Systems Management – COMMENTARY

Written by David C. Lester, Editor-in-Chief
image description

            RAILWAY TRACK AND STRUCTURES, NOVEMBER 2023 ISSUE, FROM THE DOME COMMENTARY –The adoption of computers and the internet, as we all know, has brought about massive changes and efficiencies to the way we operate railroads and conduct many other aspects of life. The connectivity of systems has also made businesses more vulnerable to bad actors. The recent system outages at Norfolk Southern and Canadian National caused concern throughout the industry, but both roads said there was no evidence to indicate the outages were due to security breaches. Indeed, Canadian National reported that their system outage was due to an issue during an upgrade. Unfortunately, if there is a system outage that brings a railroad to its knees, there’s no hiding it. Even if the outage is brought about by a security breach, companies are not likely to advertise it. And a system outage can be caused by a myriad of issues other than a security breach.

            When a railroad experiences a system outage, though, the possibility of a security breach rushes to the forefront of the mind. Make no mistake, cybersecurity threats are out there and an entire industry has sprouted to help companies keep them from happening or to limit their damage if they do. Cyber attacks are among the greatest threats to our business operations, way of life, and ability to function as a society.

            However, when any company, including railroads, has a system outage, chances are very good that a security breach was not the problem but, rather, it was caused by some type of design or management issue that impacted the systems. As most readers know, systems are extremely complex, and rely on sophisticated hardware and software to get the job done. What’s more, they require careful maintenance and management. Think about your home computer for a moment. You periodically must upgrade software or hardware, and these upgrades usually present some issues that need troubleshooting and correction. The home computer is not like the old Bell telephones that you could abuse and throw rocks at and have it keep on going. Those old Bell telephones lasted for decades, while the standard for upgrading both the hardware and software in your home computer is every three to five years. And five years is pushing it.

            Given your experience with a home computer, you can imagine how complex a railroad’s systems are. And note that I use the term “systems,” because modern companies employ a “system of systems,” many computers and networks which do different things, but are usually connected to each other and most often connected to the internet. Firewalls and virtual private networks protect the system from some internet intrusion, but these protections can be breached. The internet connection is necessary because the systems at one company must communicate with those at other companies. But I digress.

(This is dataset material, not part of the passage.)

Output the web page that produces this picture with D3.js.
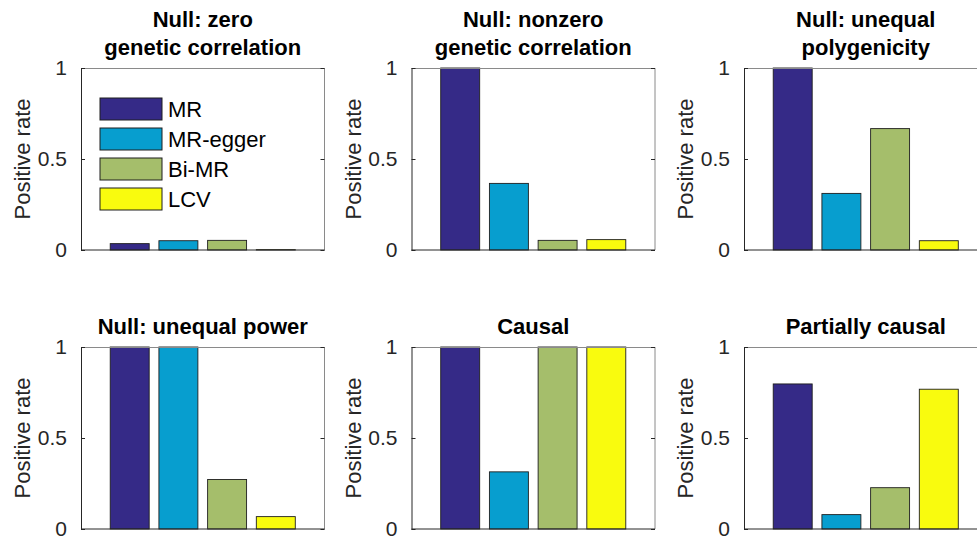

            As with the home computer, each of the systems in a big company’s system must be managed and maintained properly. Both hardware and software. The tasks are numerous. Software has bugs that must be fixed. To fix these bugs, more software or a change to existing software must be made. Once that’s done, testing must be done to ensure that the fix for the one problem didn’t cause something else in the software to “break,” as well as to determine if the software fix actually resolved the problem it was supposed to. It’s generally true that multiple iterations of testing are required to see that a software problem is resolved and it the resolution didn’t cause another software process to fail. There are multiple types of testing, too, but reviewing those is beyond the scope of this column.

            Periodically, an entire software system must be upgraded to a new version to introduce new functionality, fix bugs, and even work properly on a given type of hardware. Sometimes, a software upgrade may require new or upgraded hardware because the old hardware may not have, among other things, the horsepower to handle processing the new software. The reverse is also true. It could be that hardware needs to be upgraded because it’s reached end of life, but the software being run on that hardware may not be compatible with the new hardware, so a software upgrade is required.

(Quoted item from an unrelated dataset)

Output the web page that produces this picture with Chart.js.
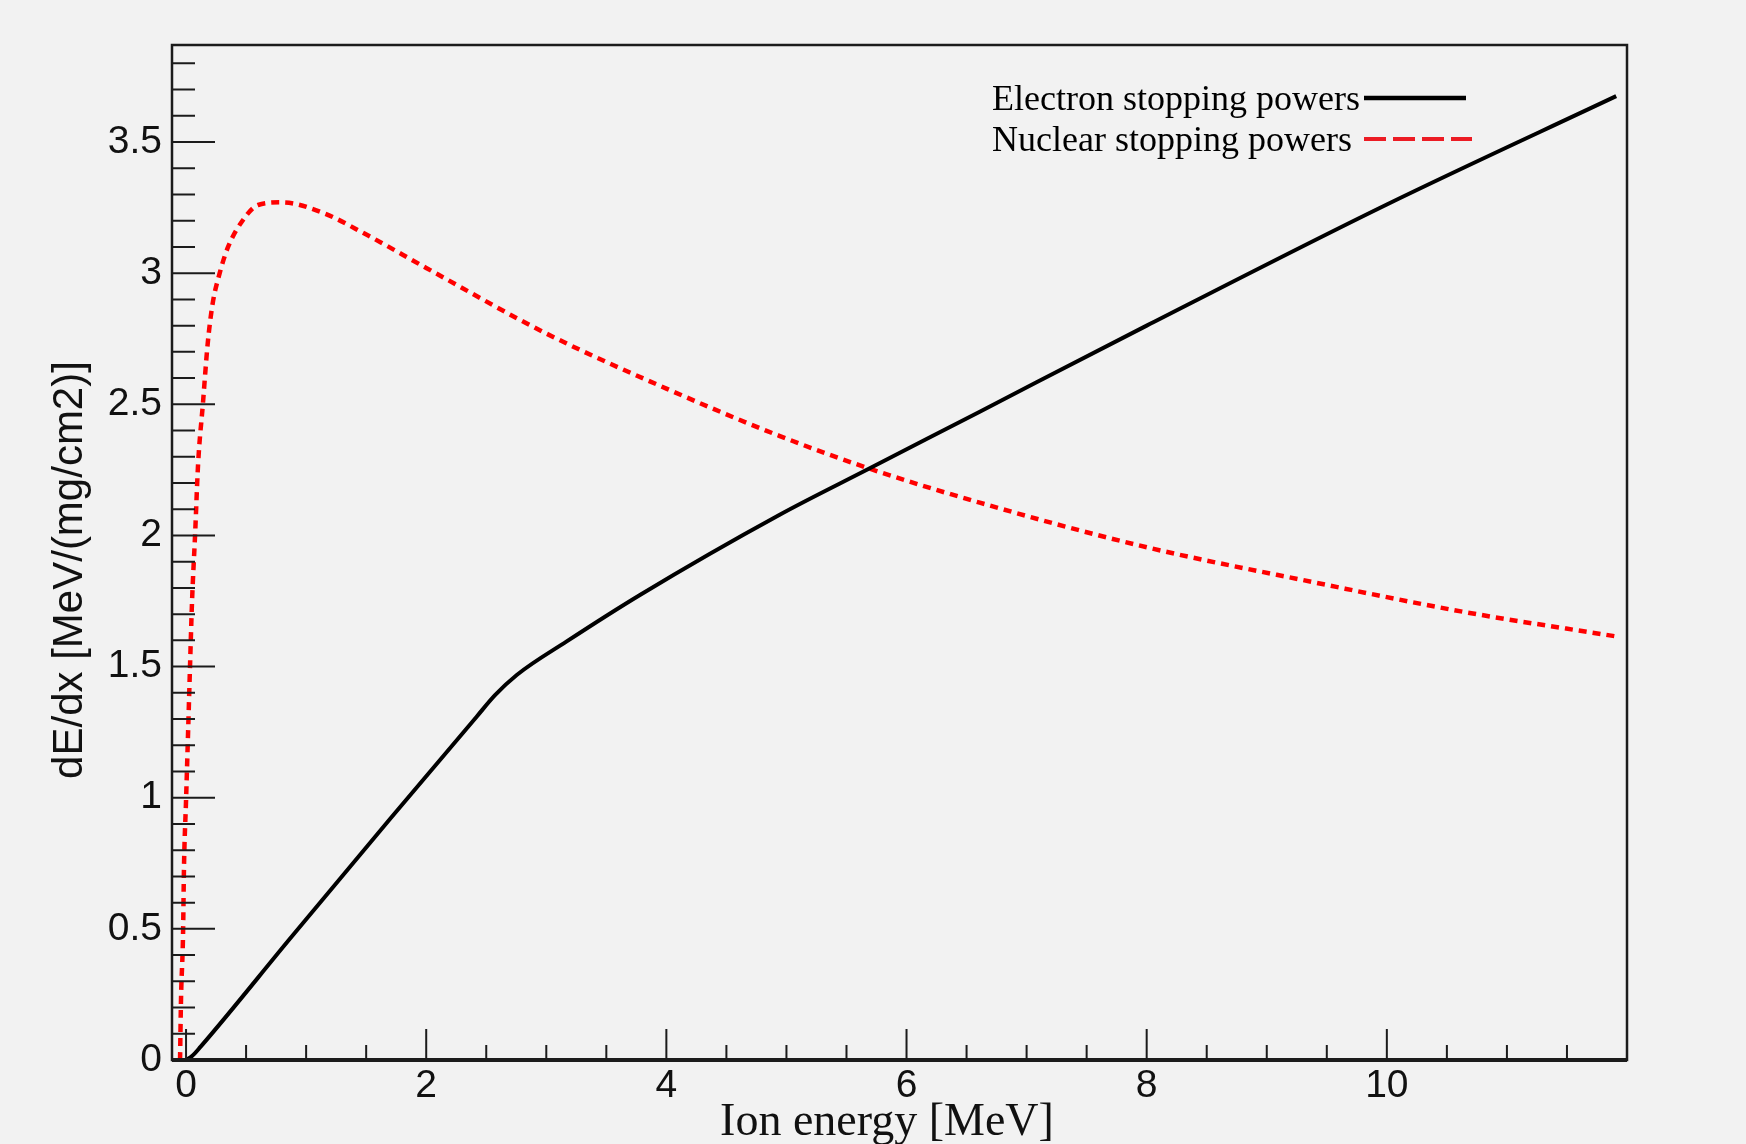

            The core message of this column is with all this activity going on, scrupulous testing (which falls under management and maintenance) and careful change control must be done to prevent problems. Scrupulous testing requires scrupulous test scripts (documentation of workflow steps to be completed by the system) that account for just about any situation you can foresee. You can’t catch all problems, but the goal is to catch as many as you can. And there is the issue of changes looking good in a test “environment” or “domain,” yet when the change is made in the live (production) system, something that you didn’t or could not catch in testing raises its head and causes problems. Of course, there are many software processes that, if broken, can create problems, but it usually must be a critical one to bring the entire system down. Unless it’s something silly like someone accidentally turning the system off, which I have seen happen (not at a railroad, though).

            So, while we must all be vigilant about cybersecurity, don’t assume that is the cause of a system outage when you hear about one. The demands on software and hardware systems, and those who maintain and support them are only going to increase with the advent of data analytics, cloud computing, and artificial intelligence.